start Recorded data

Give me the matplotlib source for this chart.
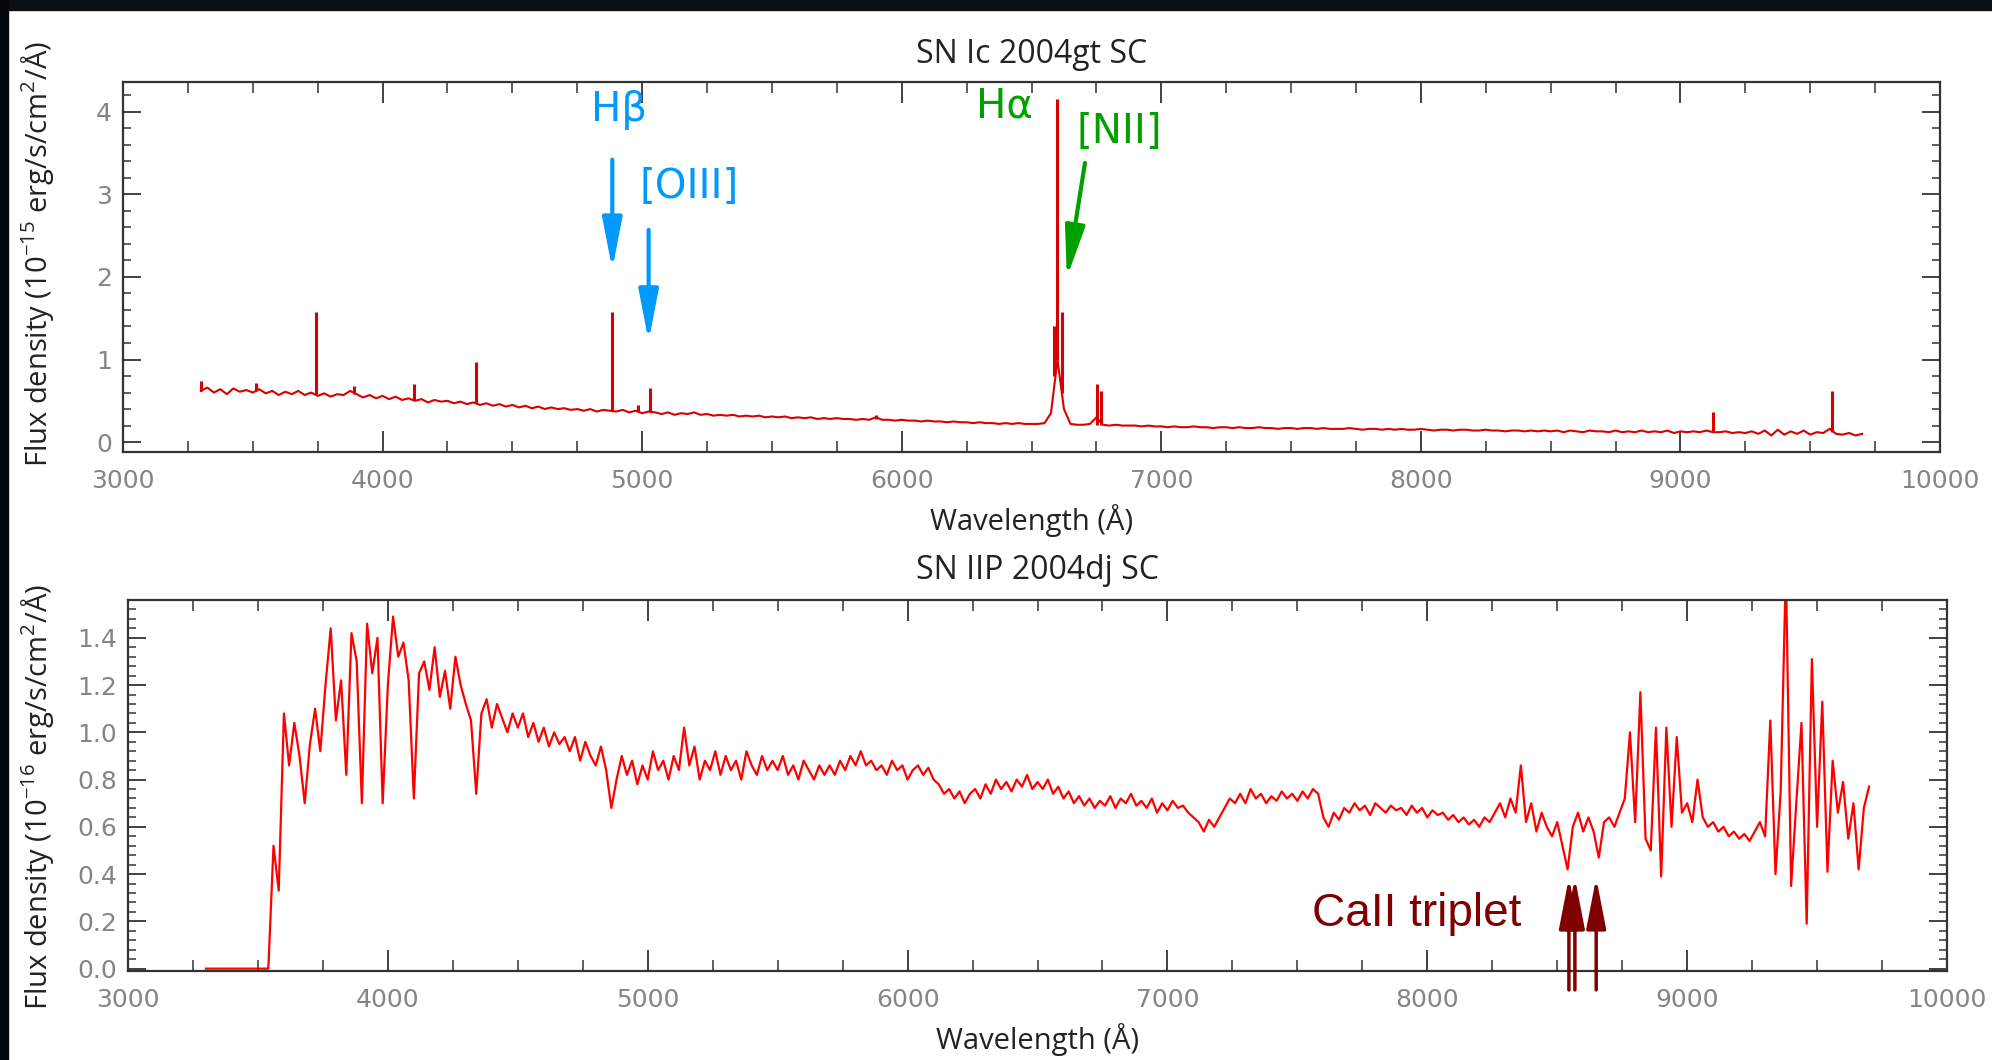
import numpy as np
import matplotlib
matplotlib.use("Agg")
import matplotlib.pyplot as plt
from matplotlib.patches import Rectangle
from matplotlib.ticker import MultipleLocator

plt.rcParams["font.family"] = ["Open Sans", "DejaVu Sans"]
plt.rcParams["mathtext.fontset"] = "custom"
plt.rcParams["mathtext.rm"] = "Open Sans"
plt.rcParams["mathtext.it"] = "Open Sans:italic"
plt.rcParams["mathtext.bf"] = "Open Sans:bold"

# ---------------------------------------------------------------------------
# SN Ic 2004gt : continuum sampled every 25 A from 3300 A, plus narrow lines
# ---------------------------------------------------------------------------
ic_start, ic_step = 3300, 25
ic_flux = [
    0.62, 0.66, 0.60, 0.64, 0.58, 0.65, 0.61, 0.63,   # 3300
    0.60, 0.64, 0.59, 0.62, 0.57, 0.61, 0.58, 0.62,   # 3500
    0.57, 0.60, 0.56, 0.59, 0.55, 0.58, 0.57, 0.62,   # 3700
    0.58, 0.54, 0.57, 0.53, 0.56, 0.52, 0.55, 0.51,   # 3900
    0.53, 0.50, 0.52, 0.48, 0.51, 0.49, 0.50, 0.47,   # 4100
    0.49, 0.46, 0.48, 0.45, 0.47, 0.44, 0.46, 0.43,   # 4300
    0.45, 0.42, 0.44, 0.41, 0.43, 0.40, 0.42, 0.40,   # 4500
    0.41, 0.39, 0.40, 0.38, 0.40, 0.37, 0.39, 0.38,   # 4700
    0.37, 0.39, 0.36, 0.38, 0.35, 0.37, 0.36, 0.34,   # 4900
    0.36, 0.33, 0.35, 0.34, 0.36, 0.33, 0.34, 0.32,   # 5100
    0.33, 0.32, 0.33, 0.31, 0.32, 0.31, 0.32, 0.30,   # 5300
    0.31, 0.30, 0.31, 0.29, 0.30, 0.29, 0.30, 0.28,   # 5500
    0.29, 0.28, 0.29, 0.28, 0.28, 0.27, 0.28, 0.27,   # 5700
    0.30, 0.27, 0.27, 0.26, 0.27, 0.26, 0.26, 0.25,   # 5900
    0.26, 0.25, 0.25, 0.24, 0.25, 0.24, 0.24, 0.23,   # 6100
    0.24, 0.23, 0.23, 0.22, 0.23, 0.22, 0.23, 0.22,   # 6300
    0.22, 0.22, 0.23, 0.35, 1.00, 0.40, 0.22, 0.21,   # 6500
    0.21, 0.22, 0.30, 0.21, 0.20, 0.21, 0.20, 0.20,   # 6700
    0.20, 0.19, 0.20, 0.19, 0.19, 0.18, 0.19, 0.18,   # 6900
    0.18, 0.19, 0.18, 0.18, 0.17, 0.18, 0.18, 0.17,   # 7100
    0.18, 0.17, 0.17, 0.18, 0.17, 0.17, 0.16, 0.17,   # 7300
    0.17, 0.16, 0.17, 0.17, 0.16, 0.17, 0.16, 0.16,   # 7500
    0.16, 0.17, 0.16, 0.15, 0.16, 0.16, 0.15, 0.16,   # 7700
    0.15, 0.16, 0.15, 0.15, 0.16, 0.15, 0.14, 0.15,   # 7900
    0.15, 0.14, 0.15, 0.15, 0.14, 0.14, 0.15, 0.14,   # 8100
    0.14, 0.13, 0.14, 0.14, 0.13, 0.14, 0.13, 0.14,   # 8300
    0.13, 0.14, 0.12, 0.14, 0.13, 0.12, 0.14, 0.13,   # 8500
    0.13, 0.12, 0.14, 0.12, 0.13, 0.12, 0.14, 0.12,   # 8700
    0.13, 0.12, 0.14, 0.11, 0.13, 0.12, 0.13, 0.12,   # 8900
    0.14, 0.12, 0.12, 0.13, 0.11, 0.12, 0.11, 0.13,   # 9100
    0.10, 0.14, 0.08, 0.15, 0.09, 0.13, 0.10, 0.14,   # 9300
    0.09, 0.12, 0.11, 0.16, 0.10, 0.09, 0.11, 0.08,   # 9500
    0.10,                                             # 9700
]
ic_line_wave = [3300, 3512, 3743, 3890, 4122, 4360, 4884, 4984, 5030, 5900,
                6588, 6598, 6619, 6752, 6766, 9125, 9583]
ic_line_base = [0.62, 0.62, 0.58, 0.58, 0.51, 0.47, 0.38, 0.36, 0.36, 0.28,
                0.80, 1.00, 0.60, 0.21, 0.21, 0.12, 0.12]
ic_line_peak = [0.74, 0.72, 1.58, 0.68, 0.70, 0.97, 1.57, 0.45, 0.65, 0.33,
                1.40, 4.15, 1.57, 0.70, 0.62, 0.36, 0.62]

# ---------------------------------------------------------------------------
# SN IIP 2004dj : sampled every 20 A from 3300 A
# ---------------------------------------------------------------------------
iip_start, iip_step = 3300, 20
iip_flux = [
    0.00, 0.00, 0.00, 0.00, 0.00, 0.00, 0.00, 0.00, 0.00, 0.00,   # 3300
    0.00, 0.00, 0.00, 0.52, 0.33, 1.08, 0.86, 1.04, 0.90, 0.70,   # 3500
    0.95, 1.10, 0.92, 1.20, 1.44, 1.05, 1.22, 0.82, 1.42, 1.30,   # 3700
    0.70, 1.46, 1.25, 1.40, 0.70, 1.20, 1.49, 1.32, 1.38, 1.22,   # 3900
    0.72, 1.25, 1.30, 1.18, 1.36, 1.15, 1.26, 1.10, 1.32, 1.20,   # 4100
    1.12, 1.05, 0.74, 1.08, 1.14, 1.02, 1.12, 1.06, 1.00, 1.08,   # 4300
    1.02, 1.08, 0.98, 1.04, 0.96, 1.02, 0.94, 1.00, 0.95, 0.98,   # 4500
    0.92, 0.98, 0.88, 0.96, 0.90, 0.86, 0.94, 0.84, 0.68, 0.80,   # 4700
    0.90, 0.82, 0.88, 0.78, 0.86, 0.80, 0.92, 0.84, 0.88, 0.80,   # 4900
    0.90, 0.84, 1.02, 0.86, 0.94, 0.80, 0.88, 0.84, 0.92, 0.82,   # 5100
    0.90, 0.84, 0.88, 0.80, 0.92, 0.86, 0.82, 0.90, 0.84, 0.88,   # 5300
    0.84, 0.90, 0.82, 0.86, 0.80, 0.88, 0.84, 0.80, 0.86, 0.82,   # 5500
    0.86, 0.82, 0.88, 0.84, 0.90, 0.86, 0.92, 0.86, 0.88, 0.84,   # 5700
    0.86, 0.82, 0.88, 0.84, 0.86, 0.80, 0.84, 0.86, 0.82, 0.85,   # 5900
    0.80, 0.78, 0.74, 0.76, 0.72, 0.75, 0.70, 0.74, 0.76, 0.72,   # 6100
    0.78, 0.74, 0.80, 0.76, 0.79, 0.75, 0.80, 0.77, 0.82, 0.76,   # 6300
    0.79, 0.76, 0.80, 0.74, 0.77, 0.72, 0.75, 0.70, 0.73, 0.69,   # 6500
    0.72, 0.68, 0.71, 0.69, 0.73, 0.68, 0.72, 0.70, 0.74, 0.69,   # 6700
    0.71, 0.68, 0.72, 0.66, 0.70, 0.67, 0.71, 0.68, 0.69, 0.66,   # 6900
    0.64, 0.62, 0.58, 0.63, 0.60, 0.64, 0.68, 0.72, 0.70, 0.74,   # 7100
    0.70, 0.76, 0.72, 0.74, 0.70, 0.73, 0.71, 0.75, 0.72, 0.74,   # 7300
    0.71, 0.75, 0.72, 0.76, 0.74, 0.64, 0.60, 0.66, 0.63, 0.68,   # 7500
    0.66, 0.70, 0.67, 0.69, 0.65, 0.70, 0.68, 0.66, 0.69, 0.67,   # 7700
    0.68, 0.65, 0.69, 0.66, 0.68, 0.64, 0.67, 0.65, 0.66, 0.63,   # 7900
    0.65, 0.62, 0.64, 0.61, 0.63, 0.60, 0.64, 0.62, 0.66, 0.70,   # 8100
    0.64, 0.72, 0.66, 0.86, 0.62, 0.70, 0.58, 0.66, 0.60, 0.56,   # 8300
    0.62, 0.52, 0.42, 0.60, 0.66, 0.58, 0.64, 0.58, 0.47, 0.62,   # 8500
    0.64, 0.60, 0.66, 0.72, 1.00, 0.62, 1.17, 0.55, 0.50, 1.02,   # 8700
    0.39, 1.02, 0.60, 0.98, 0.66, 0.70, 0.62, 0.80, 0.64, 0.60,   # 8900
    0.62, 0.58, 0.60, 0.56, 0.58, 0.55, 0.57, 0.54, 0.58, 0.62,   # 9100
    0.56, 1.05, 0.40, 0.75, 1.70, 0.35, 0.70, 1.04, 0.19, 1.31,   # 9300
    0.60, 1.13, 0.41, 0.88, 0.66, 0.79, 0.55, 0.70, 0.42, 0.68,   # 9500
    0.77,                                                         # 9700
]

# annotations: (x, y) in data units
emis_labels = ["Hβ", "[OIII]", "Hα", "[NII]"]
emis_text_x = [4911, 5180, 6394, 6837]
emis_text_y = [4.02, 3.09, 4.06, 3.76]
emis_colors = ["#0099ff", "#0099ff", "#00a000", "#00a000"]
emis_arrow_from = [(4885, 3.42), (5025, 2.57), (6706, 3.38)]
emis_arrow_to = [(4885, 2.09), (5025, 1.22), (6636, 1.99)]
emis_arrow_colors = ["#0099ff", "#0099ff", "#00a000"]

ca_wave = [8545, 8568, 8650]
ca_y_from, ca_y_to = -0.09, 0.385
ca_text_x, ca_text_y = 7960, 0.23

TICK_GRAY = "#858585"
SPINE = "#333333"


def style_axes(ax, ylim, ymajor, yminor, yfmt):
    ax.set_xlim(3000, 10000)
    ax.set_ylim(*ylim)
    ax.xaxis.set_major_locator(MultipleLocator(1000))
    ax.xaxis.set_minor_locator(MultipleLocator(250))
    ax.yaxis.set_major_locator(MultipleLocator(ymajor))
    ax.yaxis.set_minor_locator(MultipleLocator(yminor))
    ax.yaxis.set_major_formatter(plt.FormatStrFormatter(yfmt))
    ax.tick_params(axis="both", which="both", direction="in", top=True, right=True,
                   color=SPINE, labelcolor=TICK_GRAY, labelsize=18)
    ax.tick_params(axis="x", which="major", length=15, width=1.3, pad=12)
    ax.tick_params(axis="x", which="minor", length=8, width=1.1)
    ax.tick_params(axis="y", which="major", length=13, width=1.3, pad=8)
    ax.tick_params(axis="y", which="minor", length=6, width=1.1)
    for lab in ax.get_xticklabels() + ax.get_yticklabels():
        lab.set_family("DejaVu Sans")
    for sp in ax.spines.values():
        sp.set_color(SPINE)
        sp.set_linewidth(1.6)
    ax.set_xlabel("Wavelength (Å)", fontsize=21, color="#222222", labelpad=8)


def arrow(ax, start, tip, color, lw, hl, hw):
    ax.annotate("", xy=tip, xytext=start, annotation_clip=False,
                arrowprops=dict(arrowstyle=f"-|>,head_length={hl},head_width={hw}",
                                color=color, lw=lw, shrinkA=0, shrinkB=0,
                                mutation_scale=10))


fig = plt.figure(figsize=(19.92, 10.60), dpi=100)
fig.patch.set_facecolor("white")

# --- top panel -------------------------------------------------------------
ax1 = fig.add_axes([0.06175, 0.57358, 0.91215, 0.34906])
ic_wave = ic_start + ic_step * np.arange(len(ic_flux))
ax1.plot(ic_wave, ic_flux, color="#d80000", lw=1.5)
ax1.vlines(ic_line_wave, ic_line_base, ic_line_peak, color="#d80000", lw=2.2)
style_axes(ax1, (-0.12, 4.36), 1, 0.2, "%d")
ax1.set_title("SN Ic 2004gt SC", fontsize=23, color="#222222", pad=14)

for lab, x, y, c in zip(emis_labels, emis_text_x, emis_text_y, emis_colors):
    ax1.text(x, y, lab, color=c, fontsize=29, ha="center", va="center",
             family="DejaVu Sans")
for s, t, c in zip(emis_arrow_from, emis_arrow_to, emis_arrow_colors):
    arrow(ax1, s, t, c, lw=3, hl=3.1, hw=0.6)

# --- bottom panel ----------------------------------------------------------
ax2 = fig.add_axes([0.06426, 0.08396, 0.91315, 0.35])
iip_wave = iip_start + iip_step * np.arange(len(iip_flux))
ax2.plot(iip_wave, iip_flux, color="#ff0000", lw=1.6)
style_axes(ax2, (-0.01, 1.56), 0.2, 0.04, "%.1f")
ax2.set_title("SN IIP 2004dj SC", fontsize=23, color="#222222", pad=15)

for w in ca_wave:
    arrow(ax2, (w, ca_y_from), (w, ca_y_to), "#7f0000", lw=2.5, hl=3.1, hw=0.6)
ax2.text(ca_text_x, ca_text_y, "CaII triplet", color="#7f0000", fontsize=33,
         ha="center", va="center", family="Liberation Sans")

# y labels
fig.text(0.0186, 0.7604, r"Flux density (10$^{-15}$ erg/s/cm$^{2}$/Å)",
         rotation=90, ha="center", va="center", fontsize=21, color="#222222")
fig.text(0.0186, 0.248, r"Flux density (10$^{-16}$ erg/s/cm$^{2}$/Å)",
         rotation=90, ha="center", va="center", fontsize=21, color="#222222")

# dark frame along the top and left edge
fig.add_artist(Rectangle((0, 1 - 10 / 1060), 1, 10 / 1060, transform=fig.transFigure,
                         color="#0b1016", zorder=10))
fig.add_artist(Rectangle((0, 0), 8 / 1992, 1, transform=fig.transFigure,
                         color="#05080b", zorder=10))

fig.savefig("out.png", dpi=100)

end Recorded data

» Problem details
Repeat the listing above exactly from its first line to the line containing "from matplotlib.ticker import MultipleLocator", both included, and omit the pictures.

» Solution
Give me the matplotlib source for this chart.
import numpy as np
import matplotlib
matplotlib.use("Agg")
import matplotlib.pyplot as plt
from matplotlib.patches import Rectangle
from matplotlib.ticker import MultipleLocator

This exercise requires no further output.